▸ Data lines
>>>
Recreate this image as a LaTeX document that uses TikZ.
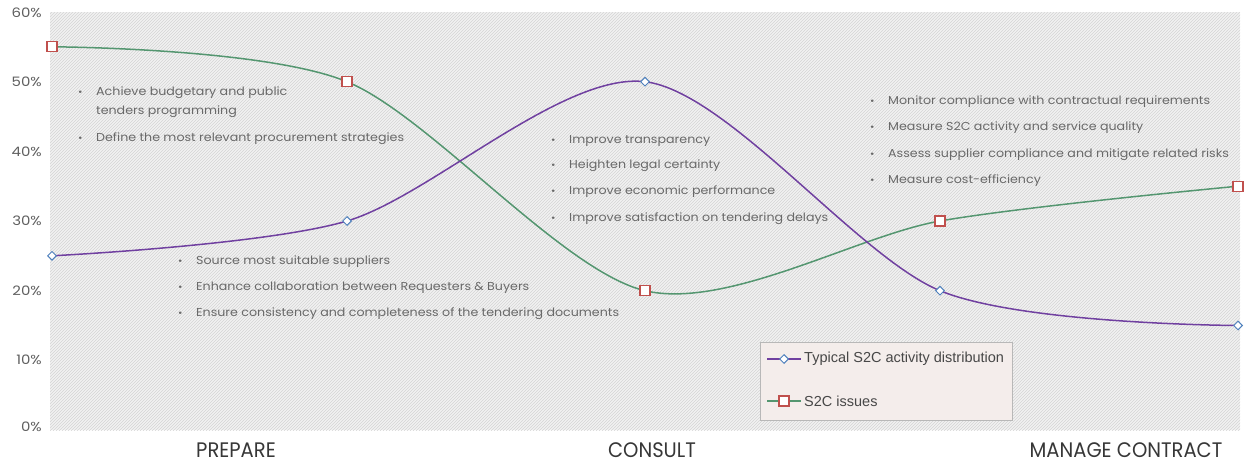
\documentclass[tikz,border=0pt]{standalone}
\usepackage{graphicx}
\usepackage{fontspec}
\setmainfont{Poppins}
\newfontfamily\legendfont{Liberation Sans}
\newfontfamily\widefont[FakeStretch=1.1]{Poppins}
\newfontfamily\tickfont[FakeStretch=1.15]{Poppins}
\newfontfamily\catfont[FakeStretch=0.93]{Poppins}
\usetikzlibrary{patterns,shapes.geometric,calc}

\definecolor{actline}{RGB}{112,64,160}
\definecolor{issline}{RGB}{84,150,112}
\definecolor{actmark}{RGB}{79,129,189}
\definecolor{issmark}{RGB}{192,80,77}
\definecolor{bodytext}{RGB}{105,105,105}
\definecolor{axistext}{RGB}{95,95,95}
\definecolor{cattext}{RGB}{55,55,55}
\definecolor{legendfill}{RGB}{244,237,235}

% small bullet followed by a fixed gap
\newcommand{\bul}{\makebox[18pt][l]{\raisebox{0.5pt}{\scalebox{0.85}{•}}}}

\begin{document}
\begin{tikzpicture}[x=1pt,y=-1pt,
  tick/.style={anchor=east, font=\tickfont\fontsize{13}{15}\selectfont, text=axistext, inner sep=0},
  item/.style={anchor=west, font=\widefont\fontsize{11.5}{19}\selectfont, text=bodytext, inner sep=0, align=left},
  cat/.style={font=\catfont\fontsize{21}{23}\selectfont, text=cattext, inner sep=0},
  actcurve/.style={draw=actline, line width=1.5pt},
  isscurve/.style={draw=issline, line width=1.5pt},
  actdot/.style={diamond, draw=actmark, fill=white, line width=1pt, minimum size=9pt, inner sep=0},
  issdot/.style={rectangle, draw=issmark, fill=white, line width=1.2pt, minimum size=10pt, inner sep=0},
  legtext/.style={anchor=west, font=\legendfont\fontsize{14.5}{16}\selectfont, text=black!72, inner sep=0}
]
\useasboundingbox (0,0) rectangle (1246,463);

% plot area with fine hatching
\fill[white!95!black] (50,12) rectangle (1240,430);
\fill[pattern=north east lines, pattern color=black!17] (50,12) rectangle (1240,430);

% value axis
\node[tick] (t60) at (42,13)  {60\%};
\node[tick] (t50) at (42,82)  {50\%};
\node[tick] (t40) at (42,152) {40\%};
\node[tick] (t30) at (42,221) {30\%};
\node[tick] (t20) at (42,291) {20\%};
\node[tick] (t10) at (42,360) {10\%};
\node[tick] (t0)  at (42,427) {0\%};

% categories
\node[cat] (prep) at (236,450) {PREPARE};
\node[cat] (cons) at (652,450) {CONSULT};
\node[cat] (mgmt) at (1126,450) {MANAGE CONTRACT};

% data points (y = 430 - 6.967 * value)
\coordinate (a1) at (52,255.8);
\coordinate (a2) at (347,221);
\coordinate (a3) at (645,81.7);
\coordinate (a4) at (940,290.7);
\coordinate (a5) at (1238,325.5);
\coordinate (b1) at (52,46.8);
\coordinate (b2) at (347,81.7);
\coordinate (b3) at (645,290.7);
\coordinate (b4) at (940,221);
\coordinate (b5) at (1238,186.2);

% series
\draw[isscurve] plot[smooth, tension=0.5] coordinates {(b1) (b2) (b3) (b4) (b5)};
\draw[actcurve] plot[smooth, tension=0.5] coordinates {(a1) (a2) (a3) (a4) (a5)};
\foreach \p in {a1,a2,a3,a4,a5} \node[actdot] (m\p) at (\p) {};
\foreach \p in {b1,b2,b3,b4,b5} \node[issdot] (m\p) at (\p) {};

% objectives per phase
\node[item] (p1) at (78,102.5) {\bul Achieve budgetary and public\\\hspace*{18pt}tenders programming};
\node[item] (p2) at (78,139) {\bul Define the most relevant procurement strategies};

\node[item] (s1) at (178,262) {\bul Source most suitable suppliers};
\node[item] (s2) at (178,288) {\bul Enhance collaboration between Requesters \& Buyers};
\node[item] (s3) at (178,314) {\bul Ensure consistency and completeness of the tendering documents};

\node[item] (c1) at (551,141) {\bul Improve transparency};
\node[item] (c2) at (551,166) {\bul Heighten legal certainty};
\node[item] (c3) at (551,192) {\bul Improve economic performance};
\node[item] (c4) at (551,219) {\bul Improve satisfaction on tendering delays};

\node[item] (g1) at (870,102) {\bul Monitor compliance with contractual requirements};
\node[item] (g2) at (870,128) {\bul Measure S2C activity and service quality};
\node[item] (g3) at (870,155) {\bul Assess supplier compliance and mitigate related risks};
\node[item] (g4) at (870,181) {\bul Measure cost-efficiency};

% legend
\node[draw=black!28, fill=legendfill, line width=0.6pt, minimum width=252pt, minimum height=78pt, anchor=north west, inner sep=0] (leg) at (760,342) {};
\coordinate (la0) at (767,359);
\coordinate (la1) at (801,359);
\coordinate (lb0) at (767,401);
\coordinate (lb1) at (801,401);
\draw[actline, line width=1.3pt] (la0) -- (la1);
\draw[issline, line width=1.3pt] (lb0) -- (lb1);
\node[actdot] (lam) at ($(la0)!0.5!(la1)$) {};
\node[issdot] (lbm) at ($(lb0)!0.5!(lb1)$) {};
\node[legtext] (lat) at (804,359) {Typical S2C activity distribution};
\node[legtext] (lbt) at (804,401) {S2C issues};
\end{tikzpicture}
\end{document}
<<<
▸ Required task
Write out the full set of lines verbatim, without the pictures.

▸ Full solution
Recreate this image as a LaTeX document that uses TikZ.
\documentclass[tikz,border=0pt]{standalone}
\usepackage{graphicx}
\usepackage{fontspec}
\setmainfont{Poppins}
\newfontfamily\legendfont{Liberation Sans}
\newfontfamily\widefont[FakeStretch=1.1]{Poppins}
\newfontfamily\tickfont[FakeStretch=1.15]{Poppins}
\newfontfamily\catfont[FakeStretch=0.93]{Poppins}
\usetikzlibrary{patterns,shapes.geometric,calc}

\definecolor{actline}{RGB}{112,64,160}
\definecolor{issline}{RGB}{84,150,112}
\definecolor{actmark}{RGB}{79,129,189}
\definecolor{issmark}{RGB}{192,80,77}
\definecolor{bodytext}{RGB}{105,105,105}
\definecolor{axistext}{RGB}{95,95,95}
\definecolor{cattext}{RGB}{55,55,55}
\definecolor{legendfill}{RGB}{244,237,235}

% small bullet followed by a fixed gap
\newcommand{\bul}{\makebox[18pt][l]{\raisebox{0.5pt}{\scalebox{0.85}{•}}}}

\begin{document}
\begin{tikzpicture}[x=1pt,y=-1pt,
  tick/.style={anchor=east, font=\tickfont\fontsize{13}{15}\selectfont, text=axistext, inner sep=0},
  item/.style={anchor=west, font=\widefont\fontsize{11.5}{19}\selectfont, text=bodytext, inner sep=0, align=left},
  cat/.style={font=\catfont\fontsize{21}{23}\selectfont, text=cattext, inner sep=0},
  actcurve/.style={draw=actline, line width=1.5pt},
  isscurve/.style={draw=issline, line width=1.5pt},
  actdot/.style={diamond, draw=actmark, fill=white, line width=1pt, minimum size=9pt, inner sep=0},
  issdot/.style={rectangle, draw=issmark, fill=white, line width=1.2pt, minimum size=10pt, inner sep=0},
  legtext/.style={anchor=west, font=\legendfont\fontsize{14.5}{16}\selectfont, text=black!72, inner sep=0}
]
\useasboundingbox (0,0) rectangle (1246,463);

% plot area with fine hatching
\fill[white!95!black] (50,12) rectangle (1240,430);
\fill[pattern=north east lines, pattern color=black!17] (50,12) rectangle (1240,430);

% value axis
\node[tick] (t60) at (42,13)  {60\%};
\node[tick] (t50) at (42,82)  {50\%};
\node[tick] (t40) at (42,152) {40\%};
\node[tick] (t30) at (42,221) {30\%};
\node[tick] (t20) at (42,291) {20\%};
\node[tick] (t10) at (42,360) {10\%};
\node[tick] (t0)  at (42,427) {0\%};

% categories
\node[cat] (prep) at (236,450) {PREPARE};
\node[cat] (cons) at (652,450) {CONSULT};
\node[cat] (mgmt) at (1126,450) {MANAGE CONTRACT};

% data points (y = 430 - 6.967 * value)
\coordinate (a1) at (52,255.8);
\coordinate (a2) at (347,221);
\coordinate (a3) at (645,81.7);
\coordinate (a4) at (940,290.7);
\coordinate (a5) at (1238,325.5);
\coordinate (b1) at (52,46.8);
\coordinate (b2) at (347,81.7);
\coordinate (b3) at (645,290.7);
\coordinate (b4) at (940,221);
\coordinate (b5) at (1238,186.2);

% series
\draw[isscurve] plot[smooth, tension=0.5] coordinates {(b1) (b2) (b3) (b4) (b5)};
\draw[actcurve] plot[smooth, tension=0.5] coordinates {(a1) (a2) (a3) (a4) (a5)};
\foreach \p in {a1,a2,a3,a4,a5} \node[actdot] (m\p) at (\p) {};
\foreach \p in {b1,b2,b3,b4,b5} \node[issdot] (m\p) at (\p) {};

% objectives per phase
\node[item] (p1) at (78,102.5) {\bul Achieve budgetary and public\\\hspace*{18pt}tenders programming};
\node[item] (p2) at (78,139) {\bul Define the most relevant procurement strategies};

\node[item] (s1) at (178,262) {\bul Source most suitable suppliers};
\node[item] (s2) at (178,288) {\bul Enhance collaboration between Requesters \& Buyers};
\node[item] (s3) at (178,314) {\bul Ensure consistency and completeness of the tendering documents};

\node[item] (c1) at (551,141) {\bul Improve transparency};
\node[item] (c2) at (551,166) {\bul Heighten legal certainty};
\node[item] (c3) at (551,192) {\bul Improve economic performance};
\node[item] (c4) at (551,219) {\bul Improve satisfaction on tendering delays};

\node[item] (g1) at (870,102) {\bul Monitor compliance with contractual requirements};
\node[item] (g2) at (870,128) {\bul Measure S2C activity and service quality};
\node[item] (g3) at (870,155) {\bul Assess supplier compliance and mitigate related risks};
\node[item] (g4) at (870,181) {\bul Measure cost-efficiency};

% legend
\node[draw=black!28, fill=legendfill, line width=0.6pt, minimum width=252pt, minimum height=78pt, anchor=north west, inner sep=0] (leg) at (760,342) {};
\coordinate (la0) at (767,359);
\coordinate (la1) at (801,359);
\coordinate (lb0) at (767,401);
\coordinate (lb1) at (801,401);
\draw[actline, line width=1.3pt] (la0) -- (la1);
\draw[issline, line width=1.3pt] (lb0) -- (lb1);
\node[actdot] (lam) at ($(la0)!0.5!(la1)$) {};
\node[issdot] (lbm) at ($(lb0)!0.5!(lb1)$) {};
\node[legtext] (lat) at (804,359) {Typical S2C activity distribution};
\node[legtext] (lbt) at (804,401) {S2C issues};
\end{tikzpicture}
\end{document}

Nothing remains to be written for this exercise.